You then cross reference your HP and Pips against a table to determine your Background, with gives you starting equipment. Like ItO, worse HP & pip rolls mean you start with better stuff. If you have bad/mediocre ability scores, you then roll on the table as well.

e.g. a mouse whose highest ability score is 8, and who starts with 1 HP and 2 Pips, was a kitchen forager before becoming an adventurer. They start with a shield & jerkin, cookpots, plus what all mice start with: torches, rations, and weapon of your choice. Because their highest ability score is 8, I roll again on the background table and choose one of the items it gives me. I roll (1, 4), and start with a healing spell from the Hedge witch background. Maybe I nicked it off them?

Unlike Into the Odd, the worse equipment given to characters who roll better doesn't include any negative entries like "debt" or "a missing arm". Just less obviously useful stuff like a felt hat.

And that's it! No complicated class features -- if you have a spell you'll need to quickly look over what it does, but the spellcasting rules are pretty simple too.

Core Mechanics

OK but what does a score of 9 mean? Mausritter uses d20-roll-equal-or-under. When outcome is in doubt, roll a d20, no modifiers. If you roll over your score, you fail. If you roll equal or below, you succeed. Situational advantage and disadvantage can apply. Advantage means rolling two d20 and using the lower roll, disadvantage means using the higher roll.

Yes, this means an average mouse will fail 55% of rolls, and the most gifted starting mouse will still fail 40% of rolls. Like many OSR games, if you have to roll at all, you've generally made a mistake or are in a desperate situation. I'll quote from the game,

When you describe your mouse doing something risky where the outcome is uncertain and failure has consequences, the GM will ask you to make a save against one of these ability scores.

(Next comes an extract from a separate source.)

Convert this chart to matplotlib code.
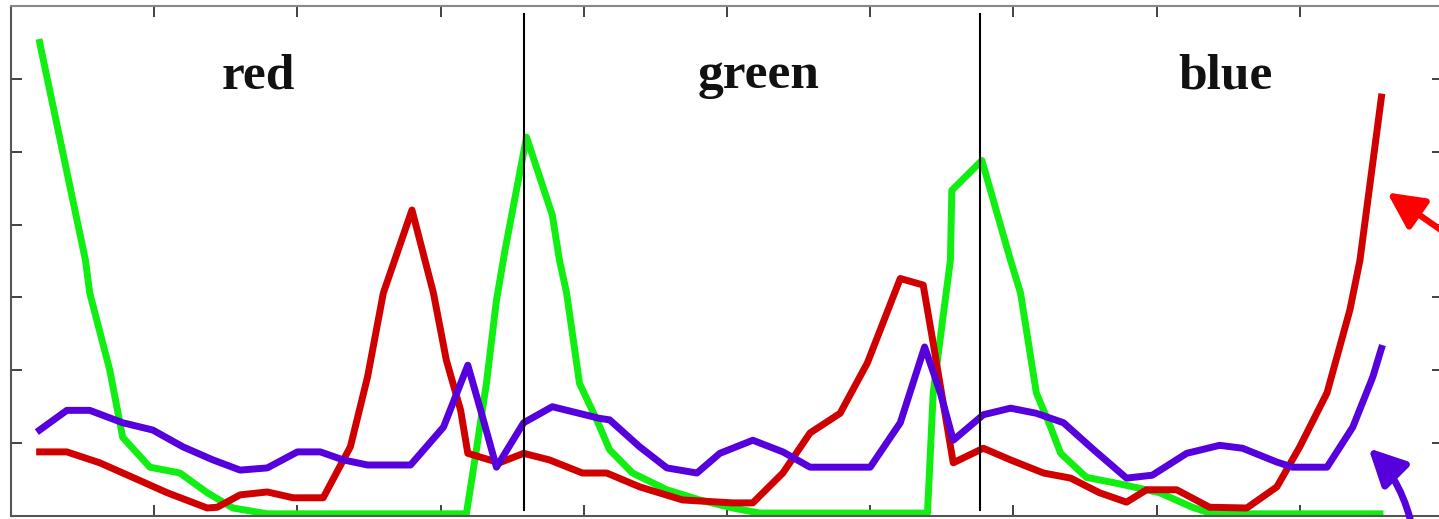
import matplotlib
matplotlib.use('Agg')
import matplotlib.pyplot as plt

# values, x in 0..100, y in 0..70
red_x = [2.0, 3.9, 6.2, 8.5, 10.9, 13.7, 14.4, 16.0, 17.9, 19.7, 21.8, 23.7, 24.9, 26.0, 28.0,
         29.5, 30.4, 31.4, 31.9, 34.1, 35.8, 37.6, 39.9, 41.6, 43.9, 46.9, 50.4, 51.8, 53.9,
         55.8, 57.9, 59.8, 62.1, 63.7, 64.4, 65.1, 65.8, 67.9, 69.8, 72.1, 74.0, 76.0, 77.9,
         79.3, 81.4, 83.7, 86.3, 88.4, 90.0, 91.9, 93.5, 94.2, 95.7]
red_y = [8.8, 8.8, 7.3, 5.3, 3.2, 1.1, 1.2, 2.9, 3.3, 2.5, 2.5, 9.5, 19.1, 30.6, 42.0,
         30.6, 21.4, 14.5, 8.6, 7.3, 8.6, 7.7, 5.9, 5.9, 4.0, 2.2, 1.8, 1.8, 5.9,
         11.4, 14.1, 21.0, 32.6, 31.7, 23.7, 15.5, 7.3, 9.3, 7.7, 5.9, 5.2, 3.2, 1.9,
         3.6, 3.6, 1.2, 1.1, 4.0, 9.5, 16.9, 28.3, 35.1, 57.5]

green_x = [2.0, 5.2, 5.5, 6.9, 7.8, 9.7, 11.8, 13.7, 15.5, 17.9, 31.8, 32.5, 33.2, 33.9, 34.5,
           36.0, 37.8, 38.3, 38.8, 39.7, 40.9, 41.8, 43.4, 45.8, 48.1, 50.4, 52.3, 64.0, 64.4,
           65.6, 65.7, 67.8, 69.8, 70.5, 71.6, 72.6, 73.3, 75.1, 77.2, 80.2, 82.5, 83.9, 95.6]
green_y = [65.0, 35.1, 30.6, 20.0, 10.8, 6.7, 5.9, 3.2, 1.1, 0.3, 0.3, 9.1, 18.2, 29.6, 36.5,
           52.0, 41.3, 35.1, 30.6, 18.2, 13.2, 9.1, 5.9, 3.6, 2.2, 1.1, 0.4, 0.4, 16.9,
           35.1, 44.7, 48.8, 35.1, 30.6, 16.9, 12.2, 8.6, 5.3, 4.5, 3.2, 1.2, 0.3, 0.3]

blue_x = [2.0, 3.9, 5.5, 7.8, 9.9, 12.0, 14.1, 16.0, 17.9, 20.0, 21.6, 23.2, 24.9, 27.9, 30.2,
          31.9, 32.8, 33.9, 35.8, 37.8, 41.1, 41.8, 43.9, 45.8, 47.9, 49.5, 51.8, 53.9, 55.8,
          60.0, 62.1, 63.8, 64.9, 65.8, 67.9, 69.8, 71.6, 73.5, 75.6, 77.9, 79.7, 82.1, 84.4,
          86.0, 88.4, 89.5, 91.9, 93.7, 95.1, 95.7]
blue_y = [11.8, 14.5, 14.5, 12.8, 11.8, 9.5, 7.7, 6.3, 6.6, 8.8, 8.8, 7.7, 7.0, 7.0, 12.2,
          20.7, 14.5, 6.7, 12.8, 15.0, 13.4, 13.2, 9.5, 6.6, 5.9, 8.6, 10.4, 8.8, 6.7,
          6.7, 12.8, 23.2, 16.9, 10.4, 13.9, 14.8, 14.1, 12.8, 9.1, 5.2, 5.6, 8.6, 9.7,
          9.3, 7.4, 6.7, 6.7, 12.2, 19.1, 23.0]

panel_names = ['red', 'green', 'blue']
panel_centers = [17.3, 52.2, 84.8]
dividers = [35.8, 67.7]

fig = plt.figure(figsize=(14.39, 5.19), dpi=100)
ax = fig.add_axes([11 / 1439, 3 / 519, 1432 / 1439, 510 / 519])

ax.plot(red_x, red_y, color='#d00000', lw=5, solid_joinstyle='round', zorder=3)
ax.plot(green_x, green_y, color='#11ee11', lw=5, solid_joinstyle='round', zorder=2)
ax.plot(blue_x, blue_y, color='#5500dd', lw=5, solid_joinstyle='round', zorder=4)

for d in dividers:
    ax.plot([d, d], [0.8, 68.9], color='black', lw=1.5, zorder=5)

for name, cx in zip(panel_names, panel_centers):
    ax.text(cx, 58.7, name, ha='center', va='baseline', fontsize=37,
            fontweight='bold', family='Liberation Serif', color='#111111')

ax.annotate('', xy=(96.1, 44.4), xytext=(101.5, 37.0), annotation_clip=False,
            arrowprops=dict(arrowstyle='-|>', color='#ff0000', lw=4.5, mutation_scale=55,
                            shrinkA=0, shrinkB=0))
ax.annotate('', xy=(94.8, 9.3), xytext=(97.9, -2.0), annotation_clip=False,
            arrowprops=dict(arrowstyle='-|>', color='#5500dd', lw=5, mutation_scale=55,
                            shrinkA=0, shrinkB=0, connectionstyle='arc3,rad=0.15'))

ax.set_xlim(0, 100)
ax.set_ylim(0, 70)
ax.set_xticks(range(10, 100, 10))
ax.set_yticks(range(10, 70, 10))
ax.tick_params(direction='in', top=True, right=True, length=8, width=1.3,
               color='#333333', labelbottom=False, labelleft=False)
for s in ax.spines.values():
    s.set_color('#555555')
    s.set_linewidth(1.5)
ax.spines['top'].set_color('#888888')

fig.savefig('out.png', dpi=100)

You'll also have to roll saves to see if you're affected by a spell -- i.e. the risk isn't always player-directed, it be something the character is subjected to like modern D&D's understanding of a saving throw -- but the point still stands. Make a plan that's clever enough, and that accounts for the dangers the GM should be telegraphing to you, and you succeed without having to roll.

Equipment is recovered from adventure sites or bought/sold in mouse settlements. The inside-front-cover is a table of gear for sale in pips, the "standard currency of the mouse kingdom". Stuff for sale is your standard D&Dish nonmagical gear and dungeoncrawling tools, rethemed for mouse-sized characters. Notably the adventuring gear is divided into mouse-made and human-made categories. The latter is only available in mouse settlements near where humans live.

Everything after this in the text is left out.